>> Start ENTRIES SUPPLIED

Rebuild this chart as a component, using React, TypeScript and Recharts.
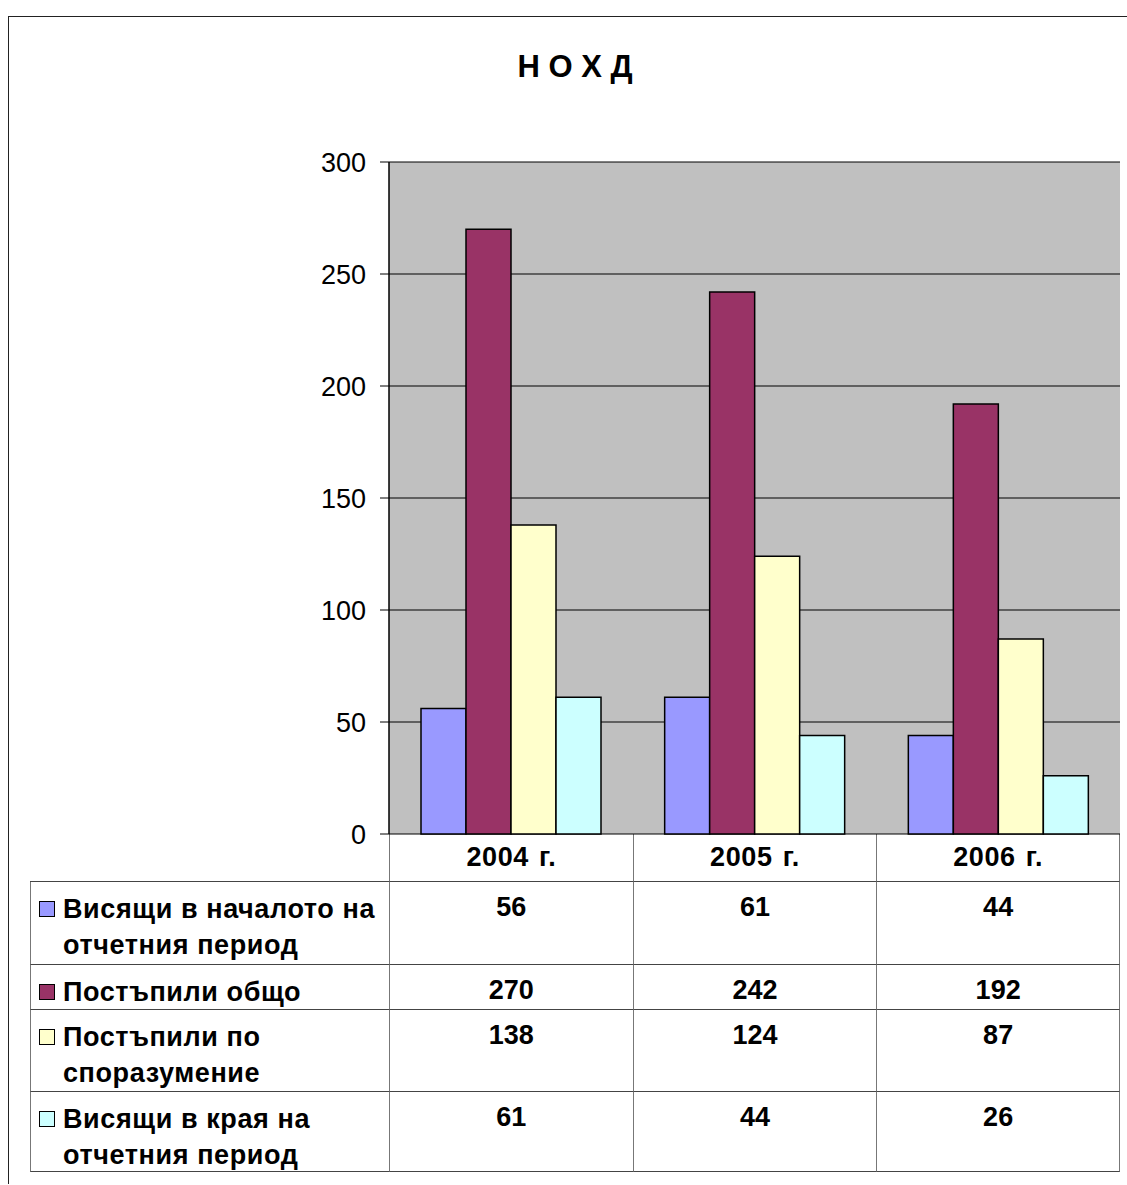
import { BarChart, Bar, XAxis, YAxis, CartesianGrid } from 'recharts';

const years = ['2004 г.', '2005 г.', '2006 г.'];
const pendingStart = [56, 61, 44];
const receivedTotal = [270, 242, 192];
const receivedAgreement = [138, 124, 87];
const pendingEnd = [61, 44, 26];
const yTicks = [0, 50, 100, 150, 200, 250, 300];

const series = [
  { key: 'pendingStart', name: 'Висящи в началото на отчетния период', values: pendingStart, color: '#9999FF', rowH: 83 },
  { key: 'receivedTotal', name: 'Постъпили общо', values: receivedTotal, color: '#993366', rowH: 45 },
  { key: 'receivedAgreement', name: 'Постъпили по споразумение', values: receivedAgreement, color: '#FFFFCC', rowH: 82 },
  { key: 'pendingEnd', name: 'Висящи в края на отчетния период', values: pendingEnd, color: '#CCFFFF', rowH: 80 },
];

const data = years.map((year, i) => {
  const row: Record<string, string | number> = { year };
  series.forEach((s) => { row[s.key] = s.values[i]; });
  return row;
});

const FONT = '"Liberation Sans", Arial, sans-serif';
const LINE = '#444';

// geometry inside the frame (chart plot area: x 380..1111, y 145..817)
const PLOT_LEFT = 380;
const PLOT_RIGHT = 1111;
const PLOT_TOP = 145;
const PLOT_BOTTOM = 817;
const TABLE_LEFT = 21;
const colW = (PLOT_RIGHT - PLOT_LEFT) / years.length;

export default function App() {
  const rowHeights = [48, ...series.map((s) => s.rowH)];
  return (
    <div
      style={{
        position: 'absolute', left: 8, top: 16, width: 1118, height: 1167,
        borderLeft: '1px solid #222', borderTop: '1px solid #222',
        background: '#fff', fontFamily: FONT, overflow: 'hidden',
      }}
    >
      <div
        style={{
          position: 'absolute', left: 566, top: 50, transform: 'translate(-50%, -50%)',
          fontWeight: 'bold', fontSize: 31, whiteSpace: 'pre', color: '#000',
        }}
      >
        Н О Х Д
      </div>

      {/* data table under the plot */}
      <div
        style={{
          position: 'absolute', left: TABLE_LEFT, top: PLOT_BOTTOM,
          display: 'grid',
          gridTemplateColumns: `${PLOT_LEFT - TABLE_LEFT}px repeat(${years.length}, ${colW}px)`,
          gridTemplateRows: rowHeights.map((h) => `${h}px`).join(' '),
          fontWeight: 'bold', fontSize: 27, color: '#000',
        }}
      >
        <div style={{ borderBottom: `1px solid ${LINE}` }} />
        {years.map((y, i) => (
          <div
            key={y}
            style={{
              boxSizing: 'border-box', display: 'flex', alignItems: 'center', justifyContent: 'center',
              borderLeft: `1.5px solid #777`, borderBottom: `1px solid ${LINE}`,
              borderRight: i === years.length - 1 ? '1.5px solid #777' : undefined,
              letterSpacing: 0.6, wordSpacing: 2,
            }}
          >
            {y}
          </div>
        ))}
        {series.map((s) => [
          <div
            key={s.key + '-label'}
            style={{
              boxSizing: 'border-box', display: 'flex', alignItems: 'flex-start',
              borderLeft: `1.5px solid #777`, borderBottom: `1px solid ${LINE}`,
              padding: '9px 0 0 8px', lineHeight: '36px',
            }}
          >
            <span
              style={{
                flex: '0 0 auto', width: 14, height: 14, marginTop: 10, marginRight: 8,
                background: s.color, border: '1.5px solid #000',
              }}
            />
            <span style={{ width: 330, letterSpacing: 0.6 }}>{s.name}</span>
          </div>,
          ...s.values.map((v, i) => (
            <div
              key={s.key + '-' + i}
              style={{
                boxSizing: 'border-box', textAlign: 'center', lineHeight: '36px', paddingTop: 7,
                borderLeft: `1.5px solid #777`, borderBottom: `1px solid ${LINE}`,
                borderRight: i === years.length - 1 ? '1.5px solid #777' : undefined,
              }}
            >
              {v}
            </div>
          )),
        ])}
      </div>

      <div style={{ position: 'absolute', left: 0, top: 0 }}>
        <BarChart
          width={1118}
          height={PLOT_BOTTOM + 30}
          data={data}
          margin={{ top: PLOT_TOP, right: 1118 - PLOT_RIGHT, bottom: 30, left: 0 }}
          barSize={45}
          barGap={0}
        >
          <CartesianGrid vertical={false} stroke="#000" fill="#C0C0C0" fillOpacity={1} />
          <XAxis dataKey="year" height={0} tick={false} tickLine={false} axisLine={{ stroke: '#000', strokeWidth: 1.5 }} />
          <XAxis xAxisId="top" dataKey="year" orientation="top" height={0} tick={false} tickLine={false} axisLine={{ stroke: '#808080', strokeWidth: 2 }} />
          <YAxis
            domain={[0, 300]}
            ticks={yTicks}
            width={PLOT_LEFT}
            tickSize={9}
            tickMargin={14}
            interval={0}
            axisLine={{ stroke: '#000', strokeWidth: 1.5 }}
            tickLine={{ stroke: '#000' }}
            tick={{ fill: '#000', fontSize: 27, fontFamily: FONT }}
          />
          <YAxis yAxisId="right" orientation="right" width={0} tick={false} tickLine={false} axisLine={{ stroke: '#808080', strokeWidth: 2 }} />
          {series.map((s) => (
            <Bar
              key={s.key}
              dataKey={s.key}
              name={s.name}
              fill={s.color}
              stroke="#000"
              strokeWidth={1.5}
              isAnimationActive={false}
            />
          ))}
        </BarChart>
      </div>
    </div>
  );
}
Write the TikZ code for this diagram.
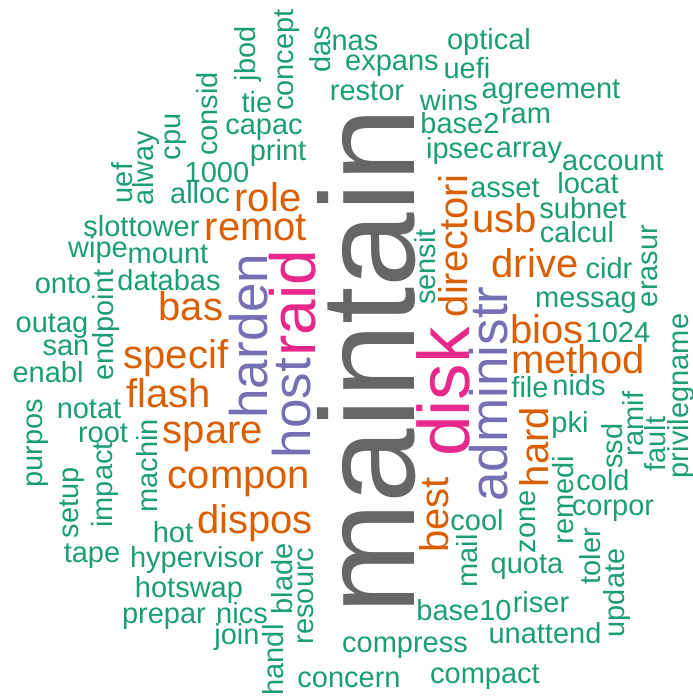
\documentclass[tikz,border=0pt]{standalone}
\usepackage{fontspec}
\setmainfont{Liberation Sans}
\definecolor{wgreen}{HTML}{1B9E77}
\definecolor{worange}{HTML}{D95F02}
\definecolor{wpurple}{HTML}{7570B3}
\definecolor{wpink}{HTML}{E7298A}
\definecolor{wgray}{HTML}{666666}
\begin{document}
\begin{tikzpicture}[x = 1pt, y = -1pt,
    word/.style = {inner sep = 0pt, outer sep = 0pt, anchor = base},
    vert/.style = {rotate = 90},
    rare/.style = {word, text = wgreen, font = \fontsize{29}{29}\selectfont},
    common/.style = {word, text = worange, font = \fontsize{40}{40}\selectfont},
    frequent/.style = {word, text = wpurple, font = \fontsize{53}{53}\selectfont},
    heavy/.style = {word, text = wpink},
    dominant/.style = {word, text = wgray, font = \fontsize{134}{134}\selectfont}]

    \useasboundingbox (0,0) rectangle (693,697);

    \node[dominant, vert] (maintain) at (414,361.5) {maintain};
    \node[heavy, vert, font = \fontsize{73}{73}\selectfont] (disk) at (469,392) {disk};
    \node[heavy, vert, font = \fontsize{64}{64}\selectfont] (raid) at (315,303) {raid};

    \node[frequent, vert] (harden) at (267,336) {harden};
    \node[frequent, vert] (host) at (310,408) {host};
    \node[frequent, vert] (administr) at (507,394) {administr};

    \node[common] (role) at (268,211) {role};
    \node[common] (remot) at (256,240) {remot};
    \node[common] (usb) at (505,232) {usb};
    \node[common] (drive) at (535,277) {drive};
    \node[common] (bas) at (191,320) {bas};
    \node[common] (bios) at (547,343) {bios};
    \node[common] (specif) at (176,368) {specif};
    \node[common] (method) at (578,373) {method};
    \node[common] (flash) at (169,407) {flash};
    \node[common] (spare) at (213,443) {spare};
    \node[common] (compon) at (239,488) {compon};
    \node[common] (dispos) at (255,533) {dispos};
    \node[common, vert] (directori) at (467,246) {directori};
    \node[common, vert] (best) at (448,515) {best};
    \node[common, vert] (hard) at (548,447) {hard};

    \node[rare] (nas) at (355,50) {nas};
    \node[rare] (optical) at (489,49) {optical};
    \node[rare] (expans) at (392,70) {expans};
    \node[rare] (uefi) at (467,78) {uefi};
    \node[rare] (restor) at (367,100) {restor};
    \node[rare] (agreement) at (551,98) {agreement};
    \node[rare] (wins) at (449,110) {wins};
    \node[rare] (ram) at (526,123) {ram};
    \node[rare] (base2) at (460,133) {base2};
    \node[rare] (ipsec) at (460,158) {ipsec};
    \node[rare] (array) at (529,157) {array};
    \node[rare] (account) at (613,170) {account};
    \node[rare] (asset) at (505,197) {asset};
    \node[rare] (locat) at (588,193) {locat};
    \node[rare] (subnet) at (583,218) {subnet};
    \node[rare] (calcul) at (577,242) {calcul};
    \node[rare] (cidr) at (609,278) {cidr};
    \node[rare] (messag) at (586,307) {messag};
    \node[rare] (n1024) at (618,342) {1024};
    \node[rare] (tie) at (257,112) {tie};
    \node[rare] (capac) at (264,134) {capac};
    \node[rare] (print) at (278,160) {print};
    \node[rare] (n1000) at (217,182) {1000};
    \node[rare] (alloc) at (200,203) {alloc};
    \node[rare] (slot) at (106,236) {slot};
    \node[rare] (tower) at (164,236) {tower};
    \node[rare] (wipe) at (98,257) {wipe};
    \node[rare] (mount) at (168,263) {mount};
    \node[rare] (onto) at (63,293) {onto};
    \node[rare] (databas) at (169,290) {databas};
    \node[rare] (outag) at (52,332) {outag};
    \node[rare] (san) at (66,355) {san};
    \node[rare] (enabl) at (48,382) {enabl};
    \node[rare] (notat) at (89,418) {notat};
    \node[rare] (root) at (103,442) {root};
    \node[rare] (hot) at (173,542) {hot};
    \node[rare] (tape) at (92,562) {tape};
    \node[rare] (hypervisor) at (197,567) {hypervisor};
    \node[rare] (hotswap) at (189,597) {hotswap};
    \node[rare] (prepar) at (164,623) {prepar};
    \node[rare] (nics) at (242,623) {nics};
    \node[rare] (join) at (237,644) {join};
    \node[rare] (concern) at (349,687) {concern};
    \node[rare] (compress) at (405,652) {compress};
    \node[rare] (compact) at (485,683) {compact};
    \node[rare] (base10) at (464,620) {base10};
    \node[rare] (riser) at (541,612) {riser};
    \node[rare] (unattend) at (545,643) {unattend};
    \node[rare] (quota) at (527,573) {quota};
    \node[rare] (cool) at (477,530) {cool};
    \node[rare] (cold) at (603,490) {cold};
    \node[rare] (corpor) at (613,515) {corpor};
    \node[rare] (file) at (530,397) {file};
    \node[rare] (nids) at (579,395) {nids};
    \node[rare] (pki) at (570,432) {pki};

    \node[rare, vert] (jbod) at (255,54) {jbod};
    \node[rare, vert] (concept) at (293,60) {concept};
    \node[rare, vert] (das) at (330,49) {das};
    \node[rare, vert] (consid) at (217,114) {consid};
    \node[rare, vert] (cpu) at (180,137) {cpu};
    \node[rare, vert] (alway) at (153,168) {alway};
    \node[rare, vert] (uef) at (132,183) {uef};
    \node[rare, vert] (sensit) at (435,267) {sensit};
    \node[rare, vert] (erasur) at (657,266) {erasur};
    \node[rare, vert] (endpoint) at (113,325) {endpoint};
    \node[rare, vert] (purpos) at (42,443) {purpos};
    \node[rare, vert] (impact) at (112,485) {impact};
    \node[rare, vert] (setup) at (78,503) {setup};
    \node[rare, vert] (machin) at (157,466) {machin};
    \node[rare, vert] (blade) at (292,579) {blade};
    \node[rare, vert] (resourc) at (313,596) {resourc};
    \node[rare, vert] (handl) at (283,660) {handl};
    \node[rare, vert] (update) at (624,593) {update};
    \node[rare, vert] (toler) at (600,556) {toler};
    \node[rare, vert] (mail) at (477,561) {mail};
    \node[rare, vert] (zone) at (535,522) {zone};
    \node[rare, vert] (remedi) at (573,500) {remedi};
    \node[rare, vert] (ssd) at (622,446) {ssd};
    \node[rare, vert] (ramif) at (643,424) {ramif};
    \node[rare, vert] (fault) at (665,444) {fault};
    \node[rare, vert] (privilegname) at (688,396) {privilegname};

\end{tikzpicture}
\end{document}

>> End ENTRIES SUPPLIED

WHAT TO PRODUCE
The lines from the start of the entries above through the one containing "XAxis, YAxis, CartesianGrid" are to be retyped exactly, and no others. Pictures are left out.

RESPONSE TO THE EXERCISE
Rebuild this chart as a component, using React, TypeScript and Recharts.
import { BarChart, Bar, XAxis, YAxis, CartesianGrid } from 'recharts';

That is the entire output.